Studio album by The Walkmen
- Released: March 26, 2002
- Studio: Marcata Recording, New York
- Genre: Indie rock; post-punk;
- Length: 50:49
- Label: Startime International
- Producer: The Walkmen; Greg Talenfeld;

The Walkmen chronology
|  | Everyone Who Pretended to Like Me Is Gone (2002) | Bows + Arrows (2004) |

= Everyone Who Pretended to Like Me Is Gone =

Everyone Who Pretended to Like Me Is Gone is the debut studio album by the American rock band the Walkmen, released on March 26, 2002, by Startime International.
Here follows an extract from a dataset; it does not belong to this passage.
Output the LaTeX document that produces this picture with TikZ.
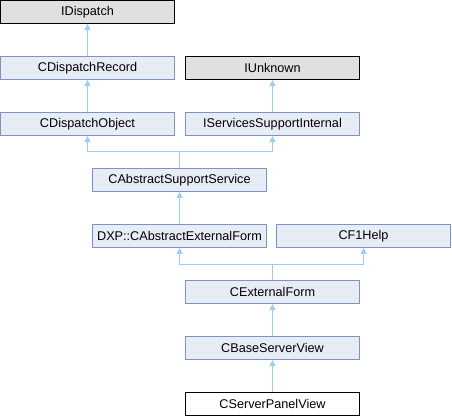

The Walkmen celebrated the album's release by performing at the Knitting Factory on April 6, 2002. The album received generally positive reviews, especially from independent music reviewers. The song "We've Been Had" was featured in commercials for the Saturn Ion. The cover is a detail of a Lewis W. Hine photograph, called Newsies at Skeeter's Branch, St. Louis, Missouri, 11:00 am, May 9, 1910.

==Reception==

AllMusic's Charles Spano gave Everyone Who Pretended to Like Me Is Gone 4.5 out of 5 stars, writing that "It is not so much that the Walkmen sound like Television or the Talking Heads or Blondie, but that they, like their NYC peers Interpol, the French Kicks, and Radio 4, evoke the gritty, urban energy so well."

Professional ratings
Review scores
| Source | Rating |
| AllMusic |  |
| Cokemachineglow | 83% |
| Entertainment Weekly | B− |
| Pitchfork | 8.7/10 |
| Stylus Magazine | A− |
| The Village Voice | C+ |

===Accolades===

| Publication | Accolade | Year | Rank |
|---|---|---|---|
| Pitchfork | The 50 Best Albums of 2002 | 2003 | 27 |

==Track listing==
1. "They're Winning" – 2:06
2. "Wake Up" – 4:13
3. "Everyone Who Pretended to Like Me Is Gone" – 4:12
4. "Revenge Wears No Wristwatch" – 3:20
5. "The Blizzard of '96" – 3:01
6. "French Vacation" – 4:31
7. "Stop Talking" – 4:07
8. "We've Been Had" – 3:29
9. "Roll Down the Line" – 3:11
10. "That's the Punch Line" – 3:13
11. "It Should Take a While" – 6:22
12. "Rue the Day" – 3:36
13. "I'm Never Bored" – 5:28

== Personnel ==
- The Walkmen
- Hamilton Leithauser - vocals, guitars
- Paul Maroon - guitars, pianos
- Walter Martin - organs, tapes
- Peter Bauer - bass
- Matt Barrick - drums
- Additional Personnel
- Kirsten McCord, Karen Waltuch, Meredith Yayanos - strings (3)
- Harlem Horns - horns (7)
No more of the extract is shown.